Studio album by Julissa
- Released: August 14, 2007
- Genre: Contemporary Christian music, Pop
- Producer: Mike Rivera

Julissa chronology
| Inolvidable (2006) | El Ritmo de la Vida (2007) | Adorándote (2009) |

= El Ritmo de la Vida =

El Ritmo de la Vida is an album from Puerto Rican Christian singer Julissa. It was released on August 14, 2007. Among the songs that stand out on the album are: "Mejor Así", "El Ritmo de la Vida", and "Pegada a Ti". The release of her tenth album would be in conjunction with the publication of a book, bearing the same name.

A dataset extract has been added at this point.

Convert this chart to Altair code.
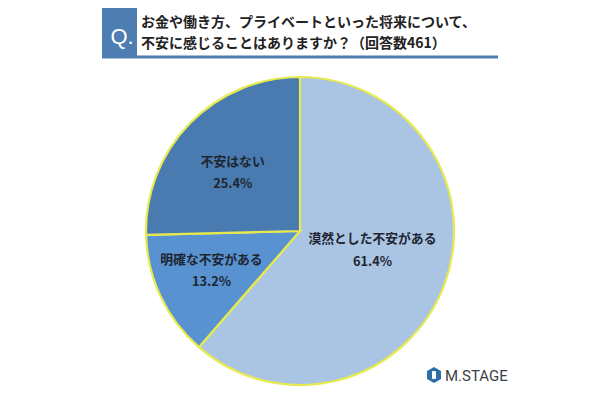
import altair as alt
import pandas as pd

# ---- data ----
categories = ["漠然とした不安がある", "明確な不安がある", "不安はない"]
percents = [61.4, 13.2, 25.4]
slice_colors = ["#AAC4E4", "#5892D0", "#4A7BB0"]
title_lines = ["お金や働き方、プライベートといった将来について、",
               "不安に感じることはありますか？（回答数461）"]
q_mark = "Q."
brand = "M.STAGE"

W, H = 584, 382
OFF = 8
CX, CY = 300 - OFF, 231 - OFF
R = 154
FONT = "Noto Sans CJK JP"

df = pd.DataFrame({"category": categories, "value": percents, "order": list(range(len(categories)))})
df["label"] = [f"{c}\n{v:.1f}%" for c, v in zip(categories, percents)]

theta_scale = alt.Scale(domain=[0, 100])

base = alt.Chart(df).transform_window(
    cum="sum(value)", sort=[alt.SortField("order")], frame=[None, 0]
).transform_calculate(
    start="datum.cum - datum.value",
    mid="datum.cum - datum.value / 2",
).transform_calculate(
    # label placement (style): radius in px and small angular nudges
    r="datum.order == 0 ? 75 : (datum.order == 1 ? 97 : 89)",
    lt="datum.mid + (datum.order == 0 ? -1.55 : (datum.order == 1 ? 0.3 : -0.95))",
)

pie = base.mark_arc(outerRadius=R, stroke="#E6EA50", strokeWidth=2.2).encode(
    theta=alt.Theta("start:Q", scale=theta_scale),
    theta2="cum:Q",
    color=alt.Color("category:N", scale=alt.Scale(domain=categories, range=slice_colors), legend=None),
    x=alt.value(CX), y=alt.value(CY),
)

labels = base.mark_text(font=FONT, fontSize=12.8, fontWeight="bold", color="#1E2530",
                        lineBreak="\n", lineHeight=22.5, align="center", baseline="middle",
                        dy=-11).encode(
    theta=alt.Theta("lt:Q", scale=theta_scale),
    radius=alt.Radius("r:Q", scale=None),
    text="label:N",
    x=alt.value(CX), y=alt.value(CY),
)

one = alt.Chart(pd.DataFrame({"k": [0]}))

qbox = one.mark_rect(color="#4E7DB1").encode(
    x=alt.value(102 - OFF), x2=alt.value(137 - OFF),
    y=alt.value(7 - OFF), y2=alt.value(58 - OFF),
)
underline = one.mark_rule(color="#4E7DB1", strokeWidth=3).encode(
    x=alt.value(102 - OFF), x2=alt.value(498 - OFF), y=alt.value(57 - OFF),
)
qtext = one.mark_text(text=q_mark, font="Liberation Sans", fontSize=22, color="white",
                      align="center", baseline="middle").encode(
    x=alt.value(122 - OFF), y=alt.value(37 - OFF),
)
title_df = pd.DataFrame({"t": title_lines, "i": [0, 1]})
titles = alt.Chart(title_df).transform_calculate(
    yy=f"{23 - OFF} + datum.i * 21"
).mark_text(font=FONT, fontSize=14.0, fontWeight="bold", color="#222222",
            align="left", baseline="middle").encode(
    x=alt.value(141 - OFF),
    y=alt.Y("yy:Q", scale=None, axis=None),
    text="t:N",
)

hexagon = "M0,-1L0.87,-0.5L0.87,0.5L0,1L-0.87,0.5L-0.87,-0.5Z"
inner = "M-0.28,-0.55L0.28,-0.55L0.28,0.55L-0.28,0.55Z"
icon = one.mark_point(shape=hexagon, filled=True, size=260, color="#2F6EA6", opacity=1).encode(
    x=alt.value(434 - OFF), y=alt.value(375 - OFF),
)
icon_in = one.mark_point(shape=inner, filled=True, size=200, color="white", opacity=1).encode(
    x=alt.value(434 - OFF), y=alt.value(375 - OFF),
)
brand_text = one.mark_text(text=brand, font="Roboto", fontSize=15, color="#3A3F47",
                           align="left", baseline="middle").encode(
    x=alt.value(445 - OFF), y=alt.value(376 - OFF),
)

chart = alt.layer(pie, labels, qbox, underline, qtext, titles, icon, icon_in, brand_text).properties(
    width=W, height=H, autosize=alt.AutoSizeParams(type="none"), padding=0,
    background="white",
).configure_view(stroke=None)

chart.save("out.html", embed_options={"renderer": "svg", "actions": False})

This album was nominated for "Best Female Album" at the 2009 Arpa Awards, and GMA Dove Awards for "Best Album in Spanish".

==Track listing==

1. "El Ritmo De La Vida" - 04:35
2. "Mi Plegaria" - 04:09
3. "Tu Amor" - 04:01
4. "Pegada A Ti" - 04:22
5. "Su Mirada De Amor" - 04:02
6. "Que Hubiera Sido De Mi" - 04:17
7. "De Beber" - 03:58
8. "Mejor Así" - 04:31
9. "Olor Fragante" - 04:07
10. "El Ritmo De La Vida" (Remix) - 04:36

==Awards==

The album was nominated for a Dove Award for Spanish Language Album of the Year at the 39th GMA Dove Awards, and was the winner in the category "Best female album" at the 2009 Arpa Awards.